Speaker
Description
The rising computational demands of increasing data rates and complex machine learning (ML) algorithms in large-scale scientific experiments have driven the adoption of the Services for Optimized Network Inference on Coprocessors (SONIC) framework. SONIC accelerates ML inference by offloading tasks to local or remote coprocessors, optimizing resource utilization. Its portability across diverse hardware platforms improves data processing and model deployment efficiency in advanced research domains such as high-energy physics (HEP) and multi-messenger astrophysics (MMA). We developed SuperSONIC, a scalable server infrastructure for SONIC that enables the deployment of computationally intensive inference tasks, such as charged particle reconstruction, on Kubernetes clusters equipped with graphics processing units (GPUs).

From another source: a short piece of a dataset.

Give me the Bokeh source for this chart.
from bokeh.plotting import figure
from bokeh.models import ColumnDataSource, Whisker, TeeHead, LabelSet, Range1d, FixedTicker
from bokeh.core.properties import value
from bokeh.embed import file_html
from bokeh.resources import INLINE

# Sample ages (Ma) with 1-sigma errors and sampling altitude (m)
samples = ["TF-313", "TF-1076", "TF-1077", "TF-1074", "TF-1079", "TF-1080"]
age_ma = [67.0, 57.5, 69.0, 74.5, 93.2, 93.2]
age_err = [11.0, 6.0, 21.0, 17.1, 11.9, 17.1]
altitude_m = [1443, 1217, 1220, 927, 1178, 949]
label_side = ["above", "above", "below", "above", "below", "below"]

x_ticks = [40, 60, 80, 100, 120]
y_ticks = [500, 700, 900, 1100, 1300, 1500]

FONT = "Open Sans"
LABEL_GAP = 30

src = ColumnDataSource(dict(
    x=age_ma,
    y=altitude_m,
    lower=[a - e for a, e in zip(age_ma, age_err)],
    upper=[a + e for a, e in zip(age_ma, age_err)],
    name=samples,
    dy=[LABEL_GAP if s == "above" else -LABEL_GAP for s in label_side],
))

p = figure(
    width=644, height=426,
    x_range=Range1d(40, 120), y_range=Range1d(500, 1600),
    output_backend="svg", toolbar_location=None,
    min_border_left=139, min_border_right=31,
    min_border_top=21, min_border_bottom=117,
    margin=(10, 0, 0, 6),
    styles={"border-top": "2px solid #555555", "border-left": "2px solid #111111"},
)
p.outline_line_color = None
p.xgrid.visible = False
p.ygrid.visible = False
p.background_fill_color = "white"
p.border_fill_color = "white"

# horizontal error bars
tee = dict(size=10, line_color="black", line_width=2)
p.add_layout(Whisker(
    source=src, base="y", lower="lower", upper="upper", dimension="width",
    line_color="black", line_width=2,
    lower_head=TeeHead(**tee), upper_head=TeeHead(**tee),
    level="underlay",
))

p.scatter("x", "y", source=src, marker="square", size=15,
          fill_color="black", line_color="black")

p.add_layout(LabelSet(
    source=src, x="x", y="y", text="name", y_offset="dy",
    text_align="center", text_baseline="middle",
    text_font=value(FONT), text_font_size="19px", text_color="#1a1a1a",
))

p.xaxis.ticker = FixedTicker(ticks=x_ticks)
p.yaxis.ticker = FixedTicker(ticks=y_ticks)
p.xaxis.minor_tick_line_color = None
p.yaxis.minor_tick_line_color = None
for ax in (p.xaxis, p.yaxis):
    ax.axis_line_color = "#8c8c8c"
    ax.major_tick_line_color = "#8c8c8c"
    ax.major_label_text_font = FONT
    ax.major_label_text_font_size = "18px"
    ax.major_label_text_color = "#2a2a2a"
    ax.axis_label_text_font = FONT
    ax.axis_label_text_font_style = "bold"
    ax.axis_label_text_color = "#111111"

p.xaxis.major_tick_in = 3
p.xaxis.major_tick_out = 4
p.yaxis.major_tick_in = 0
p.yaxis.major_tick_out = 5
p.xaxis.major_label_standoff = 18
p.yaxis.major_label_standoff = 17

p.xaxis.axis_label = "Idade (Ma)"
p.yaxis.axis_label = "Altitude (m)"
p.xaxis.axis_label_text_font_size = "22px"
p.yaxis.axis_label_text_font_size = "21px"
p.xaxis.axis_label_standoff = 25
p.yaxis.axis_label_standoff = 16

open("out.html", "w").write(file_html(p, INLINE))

Leveraging NVIDIA’s Triton Inference Server, SuperSONIC decouples client workflows from server infrastructure, standardizing communication, improving throughput, and enabling robust load balancing and monitoring. SuperSonic has been successfully deployed in production environments, including the CMS and ATLAS experiments at CERN’s Large Hadron Collider, the IceCube Neutrino Observatory, and the LIGO gravitational-wave observatory. It offers a reusable, configurable framework that addresses cloud-native challenges and enhances the efficiency of accelerator-based inference across diverse scientific and industrial applications.